Thursday, August 25, 2005

Jen: An Introduction


(Downtown Aurora 2003 taken with Polaroid 779 instant print film)
I have entered the world of blogging. Do i believe that i have anything worthwhile to say? Probably not. This would have been great ten years ago during my angst-ridden teen years. You know the routine: sitting at Denny's, chain-smoking, drinking coffee, reading beat poetry, hanging out with a bunch of folks with some type of substance abuse problem (they're really brilliant, honestly!) Doc's, classic rock, pot, self-mutilation, Prozac, psychiatrists, and really bad poetry.

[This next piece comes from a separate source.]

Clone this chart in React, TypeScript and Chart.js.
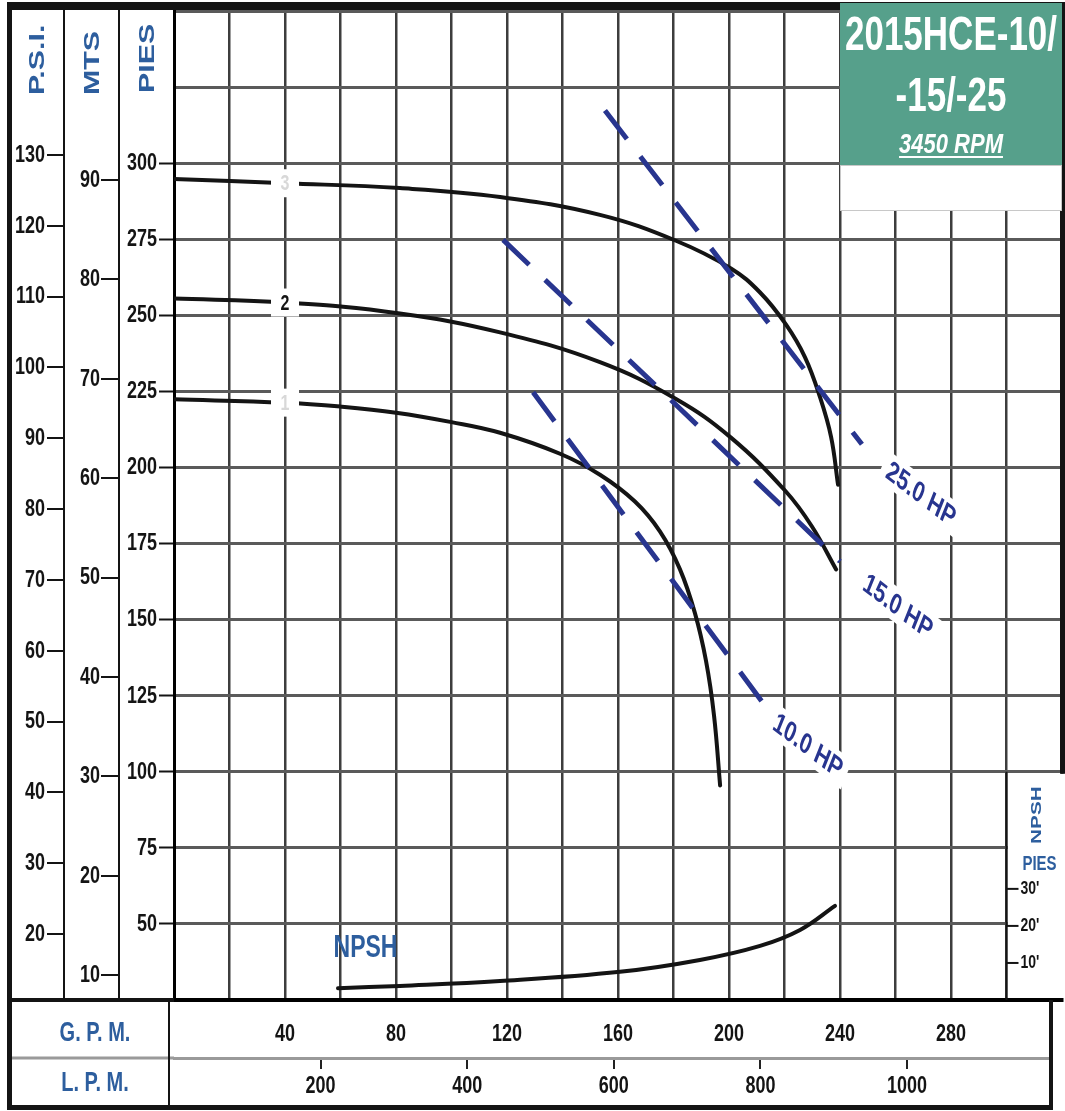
import React, { useEffect, useRef } from "react";
import { Chart, registerables } from "chart.js";

Chart.register(...registerables);

// ---------------- data ----------------
const GPM_GRID = [0, 20, 40, 60, 80, 100, 120, 140, 160, 180, 200, 220, 240, 260, 280, 300, 320];
const GPM_LABELS = [40, 80, 120, 160, 200, 240, 280];
const LPM_LABELS = [200, 400, 600, 800, 1000];
const PIES_GRID = [25, 50, 75, 100, 125, 150, 175, 200, 225, 250, 275, 300, 325, 350];
const PIES_LABELS = [50, 75, 100, 125, 150, 175, 200, 225, 250, 275, 300];
const MTS_LABELS = [10, 20, 30, 40, 50, 60, 70, 80, 90];
const PSI_LABELS = [20, 30, 40, 50, 60, 70, 80, 90, 100, 110, 120, 130];
const NPSH_LABELS = [10, 20, 30];

// head curves (flow in GPM, head in feet)
const FLOW_1 = [0, 40, 60, 80, 100, 117.5, 139.1, 153.5, 166.1, 175.1, 182.3, 187.7, 191.7, 194.6, 196.8];
const HEAD_1 = [222.4, 221.3, 220.0, 218.0, 214.9, 211.4, 204.5, 197.6, 188.8, 179.0, 166.6, 152.2, 136.5, 118.5, 95.5];
const FLOW_2 = [0, 40.4, 81.4, 117.5, 153.5, 180.9, 200.7, 220.5, 229.9, 238.6];
const HEAD_2 = [255.5, 254.2, 250.6, 244.4, 234.6, 222.5, 209.8, 192.1, 180.6, 166.5];
const FLOW_3 = [0, 40.4, 81.4, 117.5, 153.5, 180.9, 200.7, 211.2, 220.5, 227.4, 232.8, 236.8, 239.3];
const HEAD_3 = [294.8, 293.4, 291.8, 288.9, 283.0, 274.5, 265.4, 257.5, 247.0, 236.2, 223.1, 210.0, 194.3];

// NPSH required (flow GPM, feet)
const NPSH_FLOW = [59.1, 81.4, 117.5, 160.7, 189.5, 211.2, 225.6, 238.2];
const NPSH_FT = [3.2, 3.8, 5.1, 7.6, 10.8, 14.6, 18.9, 25.4];

// horsepower lines
const HP_NAMES = ["25.0 HP", "15.0 HP", "10.0 HP"];
const HP_FLOW_START = [155.3, 118.6, 129.4];
const HP_HEAD_START = [317.3, 274.8, 224.7];
const HP_FLOW_END = [247.9, 240.0, 213.0];
const HP_HEAD_END = [207.6, 169.1, 121.7];
const HP_LABEL_FLOW = [269.2, 260.9, 228.5];
const HP_LABEL_HEAD = [191.3, 154.4, 108.6];

// curve numbers
const CURVE_NAMES = ["1", "2", "3"];
const CURVE_LABEL_FLOW = 40;
const CURVE_LABEL_HEAD = [221.3, 254.2, 293.4];

// axis ranges
const GPM_MIN = 0;
const GPM_MAX = 320;
const LPM_PER_GPM = 3.78541;
const PIES_MIN = 25;
const PIES_MAX = 350;
const MTS_MIN = 7.5;
const MTS_MAX = 107;
const PSI_MIN = 10.7;
const PSI_MAX = 150.3;
const NPSH_MIN = 0;
const NPSH_MAX = 267;
const NPSH_AXIS_GPM = 300;
const NPSH_CORNER_FT = 100;

const TITLE_1 = "2015HCE-10/";
const TITLE_2 = "-15/-25";
const TITLE_3 = "3450 RPM";

// ---------------- styles ----------------
const SANS = '"Liberation Sans", Arial, "DejaVu Sans", sans-serif';
const STRETCH = 1.38;
const BLUE = "#2d5e9e";
const NAVY = "#28358f";
const GREEN = "#56a08b";
const INK = "#141414";
const TICK_FONT = `bold 18px ${SANS}`;

function tallText(ctx: any, text: string, x: number, y: number, font: string, color: string, align = "center", baseline = "middle", sy = STRETCH) {
  ctx.save();
  ctx.translate(x, y);
  ctx.scale(1, sy);
  ctx.font = font;
  ctx.fillStyle = color;
  ctx.textAlign = align;
  ctx.textBaseline = baseline;
  ctx.fillText(text, 0, 0);
  ctx.restore();
}

function upText(ctx: any, text: string, x: number, y: number, font: string, color: string, align = "left") {
  ctx.save();
  ctx.translate(x, y);
  ctx.rotate(-Math.PI / 2);
  ctx.scale(STRETCH, 1);
  ctx.font = font;
  ctx.fillStyle = color;
  ctx.textAlign = align;
  ctx.textBaseline = "middle";
  ctx.fillText(text, 0, 0);
  ctx.restore();
}

// tall condensed tick labels, taken from each Chart.js scale's own ticks
function drawScaleLabels(ctx: any, scale: any) {
  const o = scale.options;
  const tl = o.grid.tickLength;
  const pad = o.ticks.padding;
  scale.ticks.forEach((t: any) => {
    const label = t.label;
    if (label === "" || label == null) return;
    const p = scale.getPixelForValue(t.value);
    if (scale.isHorizontal()) {
      tallText(ctx, String(label), p, scale.top + tl + pad, TICK_FONT, INK, "center", "middle");
    } else {
      tallText(ctx, String(label), scale.right - tl - pad, p, TICK_FONT, INK, "right", "middle");
    }
  });
}

const overlayPlugin = {
  id: "overlay",
  afterDraw(chart: any) {
    const { ctx, chartArea: ca, scales } = chart;
    const gx = scales.gpm;
    const py = scales.pies;
    const ny = scales.npsh;
    ctx.save();

    ["psi", "mts", "pies", "gpm", "lpm"].forEach((id) => drawScaleLabels(ctx, scales[id]));

    // blank bottom-right corner holding the NPSH scale
    const xN = gx.getPixelForValue(NPSH_AXIS_GPM);
    const yTop = py.getPixelForValue(NPSH_CORNER_FT);
    ctx.fillStyle = "#fff";
    ctx.fillRect(xN + 1.5, yTop + 2, 1065 - xN, ca.bottom - yTop - 4);
    ctx.fillRect(1053, ca.bottom + 3, 12, 1111 - ca.bottom);

    ctx.strokeStyle = INK;
    ctx.lineWidth = 2;
    ctx.beginPath();
    ctx.moveTo(xN, yTop);
    ctx.lineTo(xN, ca.bottom);
    ctx.stroke();
    NPSH_LABELS.forEach((v) => {
      const y = ny.getPixelForValue(v);
      ctx.beginPath();
      ctx.moveTo(xN, y);
      ctx.lineTo(xN + 12, y);
      ctx.stroke();
      tallText(ctx, v + "'", xN + 14, y, `bold 14px ${SANS}`, INK, "left", "middle", 1.3);
    });
    const y30 = ny.getPixelForValue(NPSH_LABELS[2]);
    upText(ctx, "NPSH", xN + 30, y30 - 45, `bold 15px ${SANS}`, BLUE, "left");
    tallText(ctx, "PIES", xN + 33, y30 - 25, `bold 15px ${SANS}`, BLUE, "center");

    // label near the NPSH curve
    tallText(ctx, "NPSH", gx.getPixelForValue(69), ny.getPixelForValue(14), `bold 23px ${SANS}`, BLUE, "center");

    // frame
    ctx.fillStyle = INK;
    ctx.fillRect(7, 2, 1058, 8);
    ctx.fillRect(7, 2, 5, 1108);
    ctx.fillRect(7, 1105, 1046, 5);
    ctx.fillRect(1060, 2, 5, yTop);
    ctx.fillRect(1049, ca.bottom, 4, 1110 - ca.bottom);
    ctx.fillRect(12, ca.bottom - 2, ca.left - 12, 4);
    ctx.fillStyle = "#9a9a9a";
    ctx.fillRect(12, scales.lpm.top - 1.5, ca.left - 12, 3);
    ctx.fillStyle = INK;
    ctx.fillRect(168, ca.bottom, 2, 1106 - ca.bottom);

    // axis titles
    upText(ctx, "P.S.I.", 38, 95, `bold 22px ${SANS}`, BLUE);
    upText(ctx, "MTS", 93, 95, `bold 22px ${SANS}`, BLUE);
    upText(ctx, "PIES", 148, 93, `bold 22px ${SANS}`, BLUE);
    tallText(ctx, "G. P. M.", 95, 1033, `bold 20px ${SANS}`, BLUE);
    tallText(ctx, "L. P. M.", 95, 1083, `bold 20px ${SANS}`, BLUE);

    // curve numbers
    CURVE_NAMES.forEach((name, i) => {
      const x = gx.getPixelForValue(CURVE_LABEL_FLOW);
      const y = py.getPixelForValue(CURVE_LABEL_HEAD[i]);
      ctx.fillStyle = "#fff";
      ctx.fillRect(x - 14, y - 14, 28, 28);
      tallText(ctx, name, x, y + 1, `bold 16px ${SANS}`, i === 1 ? INK : "#d8d8d8");
    });

    // horsepower labels
    HP_NAMES.forEach((name, i) => {
      const x = gx.getPixelForValue(HP_LABEL_FLOW[i]);
      const y = py.getPixelForValue(HP_LABEL_HEAD[i]);
      ctx.save();
      ctx.translate(x, y);
      ctx.scale(1, STRETCH);
      ctx.rotate((29 * Math.PI) / 180);
      ctx.font = `bold 21px ${SANS}`;
      const w = ctx.measureText(name).width;
      ctx.fillStyle = "#fff";
      ctx.fillRect(-w / 2 - 6, -12, w + 12, 24);
      ctx.fillStyle = NAVY;
      ctx.textAlign = "center";
      ctx.textBaseline = "middle";
      ctx.fillText(name, 0, 1);
      ctx.restore();
    });

    // title box
    ctx.fillStyle = GREEN;
    ctx.fillRect(840, 3, 222, 162);
    ctx.fillStyle = "#fff";
    ctx.fillRect(840, 165, 222, 46);
    ctx.strokeStyle = "#c8c8c8";
    ctx.lineWidth = 1;
    ctx.strokeRect(840.5, 165.5, 221, 45);
    tallText(ctx, TITLE_1, 951, 50, `bold 35px ${SANS}`, "#fff", "center", "alphabetic");
    tallText(ctx, TITLE_2, 951, 111, `bold 35px ${SANS}`, "#fff", "center", "alphabetic");
    ctx.save();
    ctx.font = `italic bold 22px ${SANS}`;
    const tw = ctx.measureText(TITLE_3).width;
    ctx.restore();
    tallText(ctx, TITLE_3, 951, 153, `italic bold 22px ${SANS}`, "#fff", "center", "alphabetic", 1.25);
    ctx.fillStyle = "#fff";
    ctx.fillRect(951 - tw / 2, 156, tw, 2);

    ctx.restore();
  },
};

function curve(flow: number[], head: number[], axis: string) {
  return {
    type: "line",
    data: flow.map((f, i) => ({ x: f, y: head[i] })),
    xAxisID: "gpm",
    yAxisID: axis,
    borderColor: INK,
    borderWidth: 4,
    pointRadius: 0,
    fill: false,
    tension: 0.4,
    borderCapStyle: "round",
    borderJoinStyle: "round",
  };
}

function hpLine(i: number) {
  return {
    type: "line",
    data: [
      { x: HP_FLOW_START[i], y: HP_HEAD_START[i] },
      { x: HP_FLOW_END[i], y: HP_HEAD_END[i] },
    ],
    xAxisID: "gpm",
    yAxisID: "pies",
    borderColor: NAVY,
    borderWidth: 5,
    borderDash: [36, 22],
    pointRadius: 0,
    fill: false,
    tension: 0,
    borderCapStyle: "butt",
  };
}

const hiddenLabels = { display: false, autoSkip: false, maxRotation: 0 };

export default function App() {
  const ref = useRef<HTMLCanvasElement>(null);

  useEffect(() => {
    document.body.style.margin = "0";
    const canvas = ref.current!;
    const chart = new Chart(canvas, {
      type: "line",
      data: {
        datasets: [
          hpLine(0),
          hpLine(1),
          hpLine(2),
          curve(FLOW_1, HEAD_1, "pies"),
          curve(FLOW_2, HEAD_2, "pies"),
          curve(FLOW_3, HEAD_3, "pies"),
          curve(NPSH_FLOW, NPSH_FT, "npsh"),
        ] as any,
      },
      options: {
        responsive: false,
        animation: false,
        devicePixelRatio: 1,
        layout: { padding: { left: 12, top: 11, right: 3, bottom: 3 } },
        plugins: { legend: { display: false }, tooltip: { enabled: false }, title: { display: false } },
        scales: {
          gpm: {
            type: "linear",
            axis: "x",
            position: "bottom",
            weight: 1,
            min: GPM_MIN,
            max: GPM_MAX,
            afterBuildTicks: (s: any) => {
              s.ticks = GPM_GRID.map((v) => ({ value: v }));
            },
            ticks: { ...hiddenLabels, padding: 0, callback: (v: any) => (GPM_LABELS.includes(v) ? String(v) : "") },
            grid: { color: "#3d3d3d", lineWidth: 2.5, drawOnChartArea: true, tickLength: 34, tickColor: "rgba(0,0,0,0)" },
            border: { display: true, color: "#000", width: 4 },
            afterFit: (s: any) => {
              s.height = 58;
              s.paddingLeft = 0;
              s.paddingRight = 0;
            },
          },
          lpm: {
            type: "linear",
            axis: "x",
            position: "bottom",
            weight: 2,
            min: GPM_MIN * LPM_PER_GPM,
            max: GPM_MAX * LPM_PER_GPM,
            afterBuildTicks: (s: any) => {
              s.ticks = LPM_LABELS.map((v) => ({ value: v }));
            },
            ticks: { ...hiddenLabels, padding: 17, callback: (v: any) => String(v) },
            grid: { drawOnChartArea: false, tickLength: 11, color: "#222", lineWidth: 2 },
            border: { display: true, color: "#9a9a9a", width: 3 },
            afterFit: (s: any) => {
              s.height = 50;
              s.paddingLeft = 0;
              s.paddingRight = 0;
            },
          },
          pies: {
            type: "linear",
            axis: "y",
            position: "left",
            weight: 1,
            min: PIES_MIN,
            max: PIES_MAX,
            afterBuildTicks: (s: any) => {
              s.ticks = PIES_GRID.map((v) => ({ value: v }));
            },
            ticks: { ...hiddenLabels, padding: 2, callback: (v: any) => (PIES_LABELS.includes(v) ? String(v) : "") },
            grid: {
              color: "#5a5a5a",
              lineWidth: 3,
              drawOnChartArea: true,
              tickLength: 15,
              tickWidth: 2,
              tickColor: (c: any) => (c.tick && PIES_LABELS.includes(c.tick.value) ? INK : "rgba(0,0,0,0)"),
            },
            border: { display: true, color: "#000", width: 3 },
            afterFit: (s: any) => {
              s.width = 55;
              s.paddingTop = 0;
              s.paddingBottom = 0;
            },
          },
          mts: {
            type: "linear",
            axis: "y",
            position: "left",
            weight: 2,
            min: MTS_MIN,
            max: MTS_MAX,
            afterBuildTicks: (s: any) => {
              s.ticks = MTS_LABELS.map((v) => ({ value: v }));
            },
            ticks: { ...hiddenLabels, padding: 1, callback: (v: any) => String(v) },
            grid: { drawOnChartArea: false, tickLength: 18, color: INK, lineWidth: 2 },
            border: { display: true, color: INK, width: 2 },
            afterFit: (s: any) => {
              s.width = 55;
              s.paddingTop = 0;
              s.paddingBottom = 0;
            },
          },
          psi: {
            type: "linear",
            axis: "y",
            position: "left",
            weight: 3,
            min: PSI_MIN,
            max: PSI_MAX,
            afterBuildTicks: (s: any) => {
              s.ticks = PSI_LABELS.map((v) => ({ value: v }));
            },
            ticks: { ...hiddenLabels, padding: 2, callback: (v: any) => String(v) },
            grid: { drawOnChartArea: false, tickLength: 17, color: INK, lineWidth: 2 },
            border: { display: true, color: INK, width: 2 },
            afterFit: (s: any) => {
              s.width = 52;
              s.paddingTop = 0;
              s.paddingBottom = 0;
            },
          },
          npsh: {
            type: "linear",
            axis: "y",
            position: "right",
            display: false,
            min: NPSH_MIN,
            max: NPSH_MAX,
          },
        },
      } as any,
      plugins: [overlayPlugin],
    });
    return () => chart.destroy();
  }, []);

  return (
    <div style={{ width: 1065, height: 1111, background: "#fff" }}>
      <canvas ref={ref} width={1065} height={1111} style={{ display: "block" }} />
    </div>
  );
}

Yeah, that version of me would have really loved the whole blog thing. So now why i have i decided to do this? Maybe because i just recently had a baby and became engaged and i am afraid of losing myself in the homogeny of family life. Perhaps by having this little outlet i will hold on to a piece of myself that is not so responsible, optimistic or stable. I have changed a lot since i was fifteen, but at the core i am still the same Sad Girl who dreams big and does nothing - who lives vicariously through the creative endeavors of others and who wants to be Someone. I am not supposed to get depressed anymore unless its defined "postpartum", i am to dress appropriately, not drink too much, go to endless family functions and use my crock pot like a good little wife. I sound bitter as hell at the moment. Maybe this is not such a good intro for me. I am not unhappy, though at the moment i sound pretty pissy - i guess i am just coming to terms with this new facet of my life and i don't know whether to fuck or run.